When I contacted HMRC, they were as hopping mad as she was. If you are having trouble filling in your self-assessment form this weekend, HMRC’s tax helpline number is 0300 200 3310. HMRC does not, and never has, operated premium rate lines. What our reader had done was type “tax helpline number” into Google. At the top of the page, up came “Tax office contact number” which, when you click on it, bluntly says that the HMRC self-assessment number is one beginning with 0905. But call this number and you’ll be charged £1.53 a minute from a landline, or double that from a mobile (which unfortunately our reader used). It is not HMRC, but operated by Number-Help-Contact.co.uk, run by Play Brick Telecom.

It’s not the only site trying to trick the unwary. Tap “HMRC helpline number” into Google, and numbersconnect.co.uk comes top. The real HMRC number comes third. Sure enough, numbersconnect tells you the “HMRC income tax office number” is one beginning 0913 – another £1.53-a-minute line.

Regular readers will be familiar with this sting. Three years ago this column highlighted an especially sick scam where people seeking the number for NHS Direct on Google were directed to a premium rate number. PhonepayPlus, the government regulator, later fined the company and removed the “service”.

But at the heart of this problem, and very similar tricks involving “copycat” websites which con you into paying over the odds for government services such as passports, Ehic cards and driving licences, is the hyper-profitable Google “AdWords” system. Companies buy key words such as “NHS” or “Ehic”, and use that to propel themselves into the top spot on the search page.

After the furore over Tax Return Gateway last year – which fooled hundreds of people into paying extra to fill in their tax return – Google promised to do more to stop the abuses. It now has a policy that websites should not misrepresent services or make “untrustworthy promotions”.
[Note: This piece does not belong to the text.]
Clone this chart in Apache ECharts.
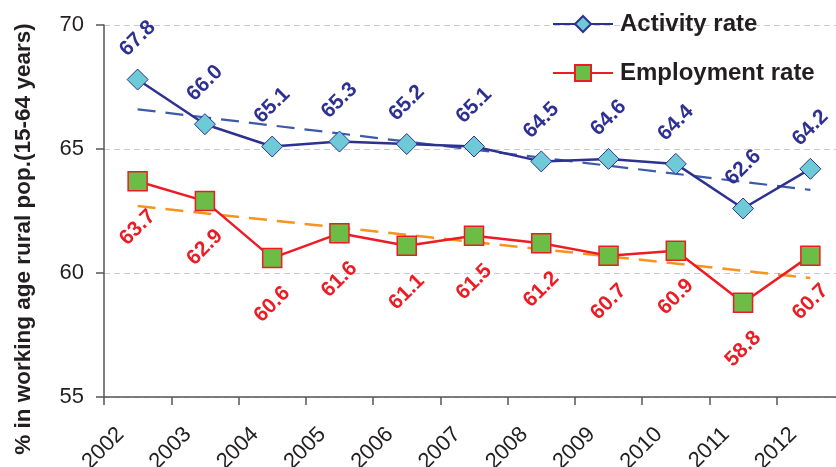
<!DOCTYPE html>
<html>
<head>
<meta charset="utf-8">
<script src="https://cdn.jsdelivr.net/npm/echarts@6/dist/echarts.min.js"></script>
<style>
  html, body { margin: 0; padding: 0; background: #fff; }
  #chart { width: 836px; height: 467px; }
</style>
</head>
<body>
<div id="chart"></div>
<script>
// Rural labour market indicators, 2002-2012
const years = ['2002', '2003', '2004', '2005', '2006', '2007', '2008', '2009', '2010', '2011', '2012'];
const activityRate = [67.8, 66.0, 65.1, 65.3, 65.2, 65.1, 64.5, 64.6, 64.4, 62.6, 64.2];
const employmentRate = [63.7, 62.9, 60.6, 61.6, 61.1, 61.5, 61.2, 60.7, 60.9, 58.8, 60.7];
// Linear trend end values (first and last year)
const activityTrend = [66.6, 63.35];
const employmentTrend = [62.7, 59.8];
const yTicks = { min: 55, max: 70, step: 5 };
const yAxisTitle = '% in working age rural pop.(15-64 years)';

const NAVY = '#2E3192';
const RED = '#ED1C24';
const FONT = '"Liberation Sans", Arial, sans-serif';

function trendData(ends) {
  const d = years.map(() => null);
  d[0] = ends[0];
  d[years.length - 1] = ends[1];
  return d;
}

const chart = echarts.init(document.getElementById('chart'), null, { renderer: 'canvas' });

chart.setOption({
  animation: false,
  backgroundColor: '#ffffff',
  grid: { left: 104, right: -8, top: 25, bottom: 70, containLabel: false, outerBoundsMode: 'none' },
  legend: {
    orient: 'vertical',
    left: 547,
    top: 7,
    itemWidth: 60,
    itemHeight: 20,
    itemGap: 25,
    data: ['Activity rate', 'Employment rate'],
    textStyle: { fontFamily: FONT, fontSize: 24, fontWeight: 'bold', color: '#231F20', padding: [0, 0, 0, 2] }
  },
  xAxis: {
    type: 'category',
    data: years,
    boundaryGap: true,
    axisLine: { lineStyle: { color: '#555', width: 1.5 } },
    axisTick: { show: true, length: 8, lineStyle: { color: '#555', width: 1.5 } },
    axisLabel: {
      rotate: 45,
      margin: 17,
      padding: [0, 24, 0, 0],
      fontFamily: FONT,
      fontSize: 22,
      color: '#231F20'
    },
    splitLine: { show: false }
  },
  yAxis: {
    type: 'value',
    min: yTicks.min,
    max: yTicks.max,
    interval: yTicks.step,
    axisLine: { show: true, lineStyle: { color: '#555', width: 1.5 } },
    axisTick: { show: true, length: 8, lineStyle: { color: '#555', width: 1.5 } },
    axisLabel: { margin: 20, fontFamily: FONT, fontSize: 22, color: '#231F20' },
    splitLine: { show: true, lineStyle: { color: '#C9C9DF', type: [6, 4], width: 1 } }
  },
  graphic: [{
    type: 'text',
    x: 24,
    y: 239,
    rotation: Math.PI / 2,
    style: {
      text: yAxisTitle,
      font: 'bold 22.5px ' + FONT,
      fill: '#231F20',
      align: 'center',
      verticalAlign: 'middle'
    }
  }],
  series: [
    {
      name: 'Activity trend',
      type: 'line',
      data: trendData(activityTrend),
      connectNulls: true,
      symbol: 'none',
      silent: true,
      z: 1,
      lineStyle: { color: '#3D5AAA', width: 2.2, type: [18, 10] }
    },
    {
      name: 'Employment trend',
      type: 'line',
      data: trendData(employmentTrend),
      connectNulls: true,
      symbol: 'none',
      silent: true,
      z: 1,
      lineStyle: { color: '#F7941D', width: 2.5, type: [18, 10] }
    },
    {
      name: 'Activity rate',
      type: 'line',
      data: activityRate,
      z: 3,
      symbol: 'diamond',
      symbolSize: 21,
      lineStyle: { color: NAVY, width: 2.5 },
      itemStyle: { color: '#6DCAD6', borderColor: NAVY, borderWidth: 1 },
      label: {
        show: true,
        position: 'top',
        distance: 30,
        rotate: 45,
        align: 'center',
        verticalAlign: 'middle',
        formatter: p => p.value.toFixed(1),
        fontFamily: FONT,
        fontSize: 21,
        fontWeight: 'bold',
        color: NAVY
      }
    },
    {
      name: 'Employment rate',
      type: 'line',
      z: 3,
      data: employmentRate,
      symbol: 'rect',
      symbolSize: 19,
      lineStyle: { color: RED, width: 2.5 },
      itemStyle: { color: '#6CBD45', borderColor: RED, borderWidth: 1.5 },
      label: {
        show: true,
        position: 'bottom',
        distance: 36,
        rotate: 45,
        align: 'center',
        verticalAlign: 'middle',
        formatter: p => p.value.toFixed(1),
        fontFamily: FONT,
        fontSize: 21,
        fontWeight: 'bold',
        color: RED
      }
    }
  ]
});
</script>
</body>
</html>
The good news is that after I raised concerns, a search for “tax helpline number” or “HMRC helpline number” no longer brings up results from either numbersconnect or Number-Help-Contact. Trouble is, a new one appeared almost instantly, run by phonecall-contact.co.uk – which turns out to be our friends at Play Brick Telecom again. The only director of the company, registered at a mailbox address in London, is a Nicola Clare Mowbray, 42, although my research suggests she is in the Midlands; she has steadfastly failed to reply to my calls and emails.

What’s extraordinary is that Google, after accepting that it could no longer sell words such as “NHS” or “Passport renewal”, told me it still allows private companies to buy “HMRC”, so this trickery is likely to continue. Google already has a reputation for doing everything possible to avoid its fair share of taxes in Britain (revenue 2013 $5.6bn, tax paid £21.6m), yet ironically it is happy to make a few quid more by selling “HMRC”. Have they no shame?

• Talking of billionaires, over to Virgin Group. Our Consumer Champions column this week highlights how Virgin Experience Days sold vouchers for Mother’s Day that expired after six months. Notes and coins don’t expire – so why should vouchers?